If exploited, CWE-828 (Signal Handler with Functionality that is not Asynchronous-Safe) it can compromise Integrity, Confidentiality and Availability, leading to outcomes such as DoS: Crash, Exit, or Restart and Execute Unauthorized Code or Commands.
Recommended mitigations for CWE-828 include: Eliminate the usage of non-reentrant functionality inside of signal handlers. This includes replacing all non-reentrant library calls with reentrant calls. Note: This will not always be possible and may require large portions of the product to be rewritten or even redesigned. Sometimes reentrant-safe library alternatives will not be available. Sometimes non-reentrant interaction between the state of the system and the signal handler will be required by design. Where non-reentrant functionality must be leveraged within a signal handler, be sure to block or mask signals appropriately. This includes blocking other signals within the signal handler itself that may also leverage the functionality.

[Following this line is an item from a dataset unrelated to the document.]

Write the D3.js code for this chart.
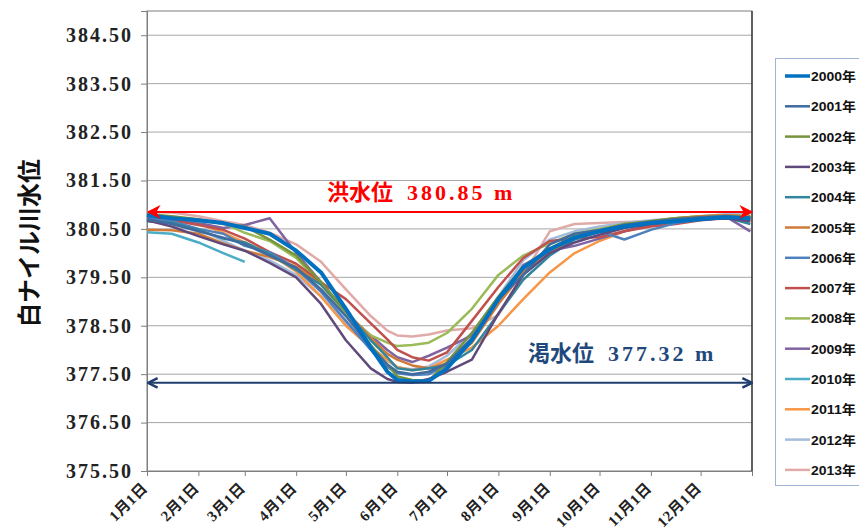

It also includes blocking all signals reliant upon the functionality when it is being accessed or modified by the normal behaviors of the product.
MITRE documents real CVEs mapped to CWE-828, including CVE-2008-4109, CVE-2006-5051, CVE-2001-1349, CVE-2004-2259 and CVE-2002-1563. You can look up the full details of each CVE, including CVSS scores and remediation guidance, on our CVE Lookup tool.
A CWE (Common Weakness Enumeration) like CWE-828 describes a category of software weakness — the underlying flaw type. A CVE (Common Vulnerabilities and Exposures) identifies a specific, real-world vulnerability in a particular product. In short, a CWE is the kind of mistake, and a CVE is an instance of that mistake being found in software.